I don’t want to get too heavily into it, but there are distinct parallels between the Zondo commission and Ridley Scott’s Gladiator. I must say though, the commission could do with a Juba. And I don’t mean iJuba, although that wouldn’t hurt either. Juba was a fierce Nubian gladiator who … ah, forget it.

There’s something very soporific about watching Zondo. He is a master at lulling witnesses into a false sense of security. He is also a master at lulling people to sleep. It’s an interesting tactic, because if everyone falls into a vegetative state, we can be done with this filthy business before another generation of lawyers is unjustly enriched.

I would have loved to have had Raymond Zondo for a grandfather. Of course, he would have had to make sure he was out of Durban North and on the bus to Umlazi before sunset. Unless he worked for my parents, in which case he would be able to stay overnight in the kaya if his papers were in order.

But if he was my grandfather, that would have made my mother or father black, in which case they’d have been living together illegally and … and I might have gone on to host The Daily Show and never worried about money ever again.

Anyway. Monday wasn’t as wild as I was hoping. Zuma sloped in and sat down. Two hours later he stood up and sloped out again. He didn’t have his Umshini wami face on, that’s for sure. I wouldn’t have liked him for a grandfather. Not with that look. Or that many children. I already resent having to share my paltry inheritance with my sister. I can’t imagine how I’d feel having to share the spoils with soccer teams worth of siblings and whatnot.

I couldn’t help feeling a bit sorry for advocate Muzi Sikhakhane. He was admitted to the Bar in July 1992. I was admitted to sixteen bars that very same month. Okay, I was thrown out of most of them, but still.

Zuma’s hired gun seemed ill at ease. Perhaps he sensed that everyone already knew that he knew the outcome before the charade even began. He was quick to remind Zondo that he was under instruction from his client, the subtext being that he’d sooner be nursing baby sloths in Costa Rica if it paid equally well.

He also pointed out that he and the judge hailed from the same village. In the treacherous swamplands of the law, this could just as easily have been a threat as a display of collegiality.

Like Sikhakhane I, too, have feigned docility and deference while playing the long game against a superior adversary. In my case, almost always women. And almost always they never fell for it. I got the feeling the honourable Zondo was seeing right through Muzi and Muzi was seeing Zondo seeing through him and so they bared their teeth at one another knowing that a zero-sum game is sometimes the only game in town.

Sikhakhane swore his client had no intention of defying the commission. In fact, Zuma had been looking forward to it for a very long time.
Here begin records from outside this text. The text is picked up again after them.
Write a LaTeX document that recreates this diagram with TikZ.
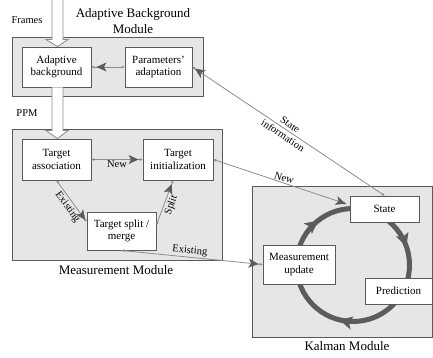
\documentclass[tikz,border=0pt]{standalone}
\usepackage{fontspec}
\setmainfont{Liberation Serif}
\usetikzlibrary{arrows.meta,decorations.markings,calc}
\definecolor{modfill}{HTML}{E6E6E6}
\definecolor{modline}{HTML}{5A5A5A}
\definecolor{lnk}{HTML}{8C8C8C}
\definecolor{tipc}{HTML}{5C5C5C}
\begin{document}
\begin{tikzpicture}[x=1pt,y=-1pt,
  module/.style={draw=modline,fill=modfill,line width=0.9pt},
  blk/.style={draw=modline,fill=white,line width=0.9pt,align=center,
    font=\fontsize{11}{12.5}\selectfont,inner sep=0pt},
  lbl/.style={font=\fontsize{10.5}{11.5}\selectfont,inner sep=1pt},
  ttl/.style={font=\fontsize{13}{16}\selectfont,align=center,inner sep=0pt},
  link/.style={draw=lnk,line width=0.8pt,
    {Stealth[length=3pt,width=3pt]}-{Stealth[length=3pt,width=3pt]}},
  bigfwd/.style={postaction={decorate,decoration={markings,
    mark=at position #1 with {\arrow{Stealth[length=10pt,width=9pt,inset=2.5pt,color=tipc]}}}}},
  bigbwd/.style={postaction={decorate,decoration={markings,
    mark=at position #1 with {\arrowreversed{Stealth[length=10pt,width=9pt,inset=2.5pt,color=tipc]}}}}},
  hollow/.style={draw=lnk,fill=white,line width=0.8pt},
]
\useasboundingbox (0,0) rectangle (433,357);

% module boxes
\draw[module] (12,37) rectangle (203,96);
\draw[module] (12,129) rectangle (222,260);
\draw[module] (252,186) rectangle (432,337);

% titles
\node[ttl] (tABM) at (133,21) {Adaptive Background\\Module};
\node[ttl] (tMM) at (116,270) {Measurement Module};
\node[ttl] (tKM) at (347,346) {Kalman Module};
\node[lbl] (frames) at (27,20) {Frames};
\node[lbl] (ppm) at (27,113) {PPM};

% Kalman cycle
\draw[line width=5pt,draw=tipc,postaction={decorate},
  decoration={markings,
    mark=at position 0.289 with {\arrow{Stealth[length=13pt,width=13pt,inset=3pt,color=tipc]}},
    mark=at position 0.644 with {\arrow{Stealth[length=13pt,width=13pt,inset=3pt,color=tipc]}},
    mark=at position 0.947 with {\arrow{Stealth[length=13pt,width=13pt,inset=3pt,color=tipc]}}}]
  (353,265) circle[radius=56.5];

% blocks
\node[blk,minimum width=69pt,minimum height=40pt] (AB) at (56.5,67) {Adaptive\\background};
\node[blk,minimum width=67pt,minimum height=40pt] (PA) at (158.5,67) {Parameters'\\adaptation};
\node[blk,minimum width=69pt,minimum height=41pt] (TA) at (56.5,159.5) {Target\\association};
\node[blk,minimum width=70pt,minimum height=41pt] (TI) at (178,159.5) {Target\\initialization};
\node[blk,minimum width=69pt,minimum height=38pt] (TS) at (121.5,231) {Target split /\\merge};
\node[blk,minimum width=69pt,minimum height=26pt] (ST) at (384.5,209) {State};
\node[blk,minimum width=72pt,minimum height=39pt] (MU) at (299,264.5) {Measurement\\update};
\node[blk,minimum width=67pt,minimum height=26pt] (PR) at (398.5,291) {Prediction};

% hollow arrows
\coordinate (topin) at (57.5,0);
\draw[hollow] ($(topin)+(-5.5,0)$) -- ($(AB.north)+(-4.5,-7)$) -- ($(AB.north)+(-10.5,-7)$)
  -- ($(AB.north)+(1,0)$) -- ($(AB.north)+(11.5,-7)$) -- ($(AB.north)+(6.5,-7)$)
  -- ($(topin)+(5.5,0)$);
\draw[hollow] ($(AB.south)+(-4.5,0)$) -- ($(TA.north)+(-4.5,-8)$) -- ($(TA.north)+(-10.5,-8)$)
  -- ($(TA.north)+(1,0)$) -- ($(TA.north)+(11.5,-8)$) -- ($(TA.north)+(6.5,-8)$)
  -- ($(AB.south)+(6.5,0)$);

% links
\draw[link,bigbwd=5pt] (AB.east) -- (PA.west);
\draw[link,bigfwd=-4pt] (TA.east) -- (TI.west)
  node[lbl,pos=0.5,below,inner sep=0.5pt] {New};
\draw[link,bigfwd=-2pt] (TA.south) -- (TS.165)
  node[lbl,pos=0.55,sloped,below,inner sep=2pt] {Existing};
\draw[link,bigfwd=-4pt] ($(TS.east)+(0,-6)$) -- ($(TI.south)+(-5,0)$)
  node[lbl,pos=0.5,sloped,below,inner sep=2pt] {Split};
\draw[link,bigfwd=-4pt] (TS.south) -- (MU.west)
  node[lbl,pos=0.48,sloped,above] {Existing};
\coordinate (newend) at ($(ST.west)+(-3,-5)$);
\draw[link,bigfwd=-1pt] (TI.east) -- (newend)
  node[lbl,pos=0.52,sloped,above] {New};
\draw[link,bigbwd=3pt] (PA.east) -- (ST.north)
  node[lbl,pos=0.49,sloped,align=center,font=\fontsize{10.5}{13}\selectfont] {State\\information};
\end{tikzpicture}
\end{document}
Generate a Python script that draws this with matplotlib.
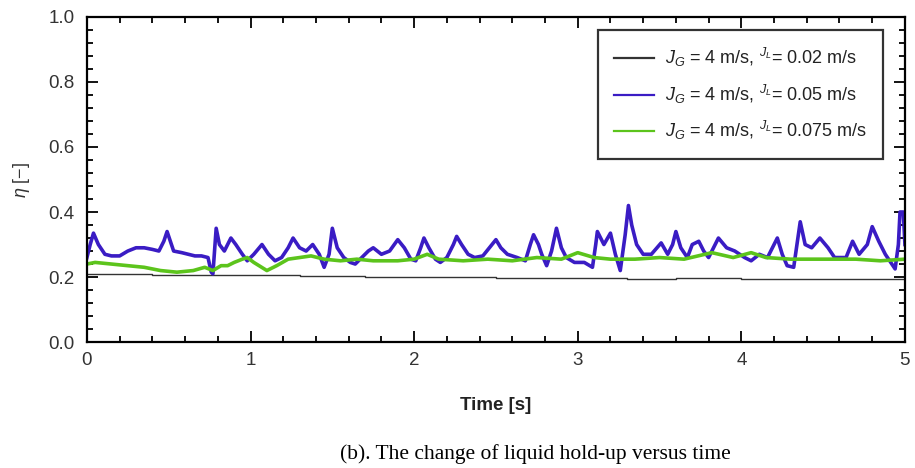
import numpy as np
import matplotlib
matplotlib.use('Agg')
import matplotlib.pyplot as plt
from matplotlib.ticker import MultipleLocator

plt.rcParams['font.family'] = ['Liberation Sans', 'DejaVu Sans']
plt.rcParams['mathtext.fontset'] = 'custom'
plt.rcParams['mathtext.rm'] = 'Liberation Sans'
plt.rcParams['mathtext.it'] = 'Liberation Sans:italic'

# liquid hold-up, J_L = 0.02 m/s (black)
t_black = [0.00, 0.40, 0.80, 1.30, 1.70, 2.50, 2.80, 3.30, 3.60, 4.00, 4.50, 5.00]
eta_black = [0.210, 0.207, 0.205, 0.202, 0.200, 0.198, 0.197, 0.195, 0.196, 0.195, 0.193, 0.192]

# J_L = 0.05 m/s (blue)
t_blue = [0.00, 0.02, 0.04, 0.07, 0.11, 0.15, 0.20, 0.25, 0.30, 0.35, 0.40, 0.44, 0.47, 0.49,
          0.51, 0.53, 0.58, 0.62, 0.66, 0.70, 0.74, 0.76, 0.77, 0.79, 0.81, 0.84, 0.88, 0.91,
          0.95, 0.98, 1.02, 1.07, 1.11, 1.15, 1.19, 1.23, 1.26, 1.30, 1.34, 1.38, 1.42, 1.45,
          1.48, 1.50, 1.53, 1.57, 1.61, 1.64, 1.68, 1.72, 1.75, 1.80, 1.85, 1.90, 1.94, 1.98,
          2.01, 2.04, 2.06, 2.09, 2.13, 2.16, 2.20, 2.24, 2.26, 2.29, 2.33, 2.37, 2.42, 2.46,
          2.50, 2.53, 2.57, 2.63, 2.68, 2.71, 2.73, 2.76, 2.78, 2.81, 2.84, 2.87, 2.90, 2.93,
          2.98, 3.04, 3.09, 3.11, 3.12, 3.16, 3.20, 3.23, 3.26, 3.29, 3.31, 3.33, 3.36, 3.40,
          3.45, 3.51, 3.55, 3.58, 3.60, 3.63, 3.67, 3.70, 3.74, 3.77, 3.80, 3.83, 3.86, 3.91,
          3.96, 4.02, 4.06, 4.11, 4.16, 4.20, 4.22, 4.25, 4.28, 4.32, 4.34, 4.36, 4.39, 4.43,
          4.48, 4.53, 4.57, 4.64, 4.68, 4.72, 4.77, 4.80, 4.84, 4.88, 4.94, 4.96, 4.97, 4.99, 5.00]
eta_blue = [0.26, 0.30, 0.335, 0.30, 0.27, 0.265, 0.265, 0.28, 0.29, 0.29, 0.285, 0.28, 0.31, 0.34,
            0.31, 0.28, 0.275, 0.27, 0.265, 0.265, 0.26, 0.215, 0.21, 0.35, 0.30, 0.28, 0.32, 0.30,
            0.27, 0.25, 0.27, 0.30, 0.27, 0.25, 0.26, 0.29, 0.32, 0.29, 0.28, 0.30, 0.27, 0.23,
            0.27, 0.35, 0.29, 0.26, 0.245, 0.24, 0.26, 0.28, 0.29, 0.27, 0.28, 0.315, 0.29, 0.255,
            0.25, 0.29, 0.32, 0.29, 0.255, 0.245, 0.26, 0.30, 0.325, 0.30, 0.27, 0.26, 0.265, 0.29,
            0.315, 0.29, 0.27, 0.26, 0.25, 0.30, 0.33, 0.30, 0.27, 0.235, 0.28, 0.35, 0.29, 0.26,
            0.245, 0.245, 0.23, 0.30, 0.34, 0.30, 0.335, 0.27, 0.22, 0.33, 0.42, 0.36, 0.30, 0.27,
            0.27, 0.305, 0.27, 0.30, 0.34, 0.29, 0.26, 0.30, 0.31, 0.28, 0.26, 0.29, 0.32, 0.29,
            0.28, 0.26, 0.25, 0.27, 0.26, 0.30, 0.32, 0.27, 0.235, 0.23, 0.30, 0.37, 0.30, 0.29,
            0.32, 0.29, 0.26, 0.26, 0.31, 0.27, 0.30, 0.355, 0.31, 0.27, 0.225, 0.30, 0.40, 0.40, 0.30]

# J_L = 0.075 m/s (green)
t_green = [0.00, 0.05, 0.15, 0.25, 0.35, 0.45, 0.55, 0.65, 0.72, 0.77, 0.82, 0.86, 0.90, 0.95,
           0.98, 1.02, 1.10, 1.16, 1.23, 1.30, 1.37, 1.45, 1.55, 1.65, 1.75, 1.90, 2.00, 2.08,
           2.15, 2.30, 2.45, 2.60, 2.75, 2.90, 3.00, 3.10, 3.20, 3.35, 3.50, 3.65, 3.82, 3.95,
           4.06, 4.15, 4.30, 4.50, 4.70, 4.85, 5.00]
eta_green = [0.240, 0.245, 0.240, 0.235, 0.230, 0.220, 0.215, 0.220, 0.230, 0.220, 0.235, 0.235,
             0.245, 0.255, 0.260, 0.245, 0.220, 0.235, 0.255, 0.260, 0.265, 0.255, 0.250, 0.255,
             0.250, 0.250, 0.255, 0.270, 0.255, 0.250, 0.255, 0.250, 0.260, 0.255, 0.275, 0.260,
             0.255, 0.255, 0.260, 0.255, 0.275, 0.260, 0.275, 0.260, 0.255, 0.255, 0.255, 0.250, 0.255]

labels = [r'$J_G$ = 4 m/s, $^{J_L}$= 0.02 m/s',
          r'$J_G$ = 4 m/s, $^{J_L}$= 0.05 m/s',
          r'$J_G$ = 4 m/s, $^{J_L}$= 0.075 m/s']

fig = plt.figure(figsize=(9.15, 4.68), dpi=100)
ax = fig.add_axes([0.095, 0.269, 0.894, 0.695])

ax.plot(t_black, eta_black, color='#333333', lw=1.0, drawstyle='steps-post', label=labels[0])
ax.plot(t_blue, eta_blue, color='#3a1cc4', lw=2.6, label=labels[1])
ax.plot(t_green, eta_green, color='#5cc41c', lw=2.6, label=labels[2])

ax.set_xlim(0, 5)
ax.set_ylim(0, 1.0)
ax.xaxis.set_major_locator(MultipleLocator(1))
ax.xaxis.set_minor_locator(MultipleLocator(0.2))
ax.yaxis.set_major_locator(MultipleLocator(0.2))
ax.yaxis.set_minor_locator(MultipleLocator(0.04))
ax.yaxis.set_major_formatter(plt.FormatStrFormatter('%.1f'))

ax.tick_params(which='both', direction='in', top=True, right=True, width=1.3,
               labelsize=13.5, labelcolor='#333333')
ax.tick_params(which='major', length=8)
ax.tick_params(which='minor', length=4.5)
ax.tick_params(axis='x', pad=7)
ax.tick_params(axis='y', pad=9)
for s in ax.spines.values():
    s.set_linewidth(1.6)

ax.set_xlabel('Time [s]', fontsize=13.5, fontweight='bold', color='#222222', labelpad=20)
ax.set_ylabel(r'$\eta$ [$-$]', fontsize=13, color='#333333', labelpad=12)

leg = ax.legend(loc='upper right', bbox_to_anchor=(0.973, 0.96), borderaxespad=0,
                fontsize=13, frameon=True, fancybox=False, edgecolor='black',
                handlelength=2.2, labelspacing=0.75, borderpad=0.9, handletextpad=0.6)
leg.get_frame().set_linewidth(1.6)
for ln in leg.get_lines():
    ln.set_linewidth(1.6)
for tx in leg.get_texts():
    tx.set_color('#222222')

fig.text(0.585, 0.02, '(b). The change of liquid hold-up versus time',
         fontsize=15.5, family=['Liberation Serif', 'DejaVu Serif'], ha='center', va='baseline')

fig.savefig('out.png', dpi=100)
Super keen to appear.

“Yessss,” said Zondo, nodding sympathetically, pausing to fill in his state-issue sudoko.

Sikhakhane’s ultimatum was clear. If the deputy judge president fails to … stand down? Give Zuma a cuddle and a back rub? Stop hearing the testimony of anyone who can put his client at the heart of the state capture project? Failing which, Zuma will either clam up like Dudu Myeni or it’s Stalingrad all over again.

Sikhakhane did suggest there was something to look forward to. He said, “If you blow us today, what happens?” Well, I imagine the ratings would go up considerably. I would advise, though, that we wait until the children are in bed before we reach that stage of the proceedings.

It seems unlikely, though, that Zondo will be open to granting this kind of relief.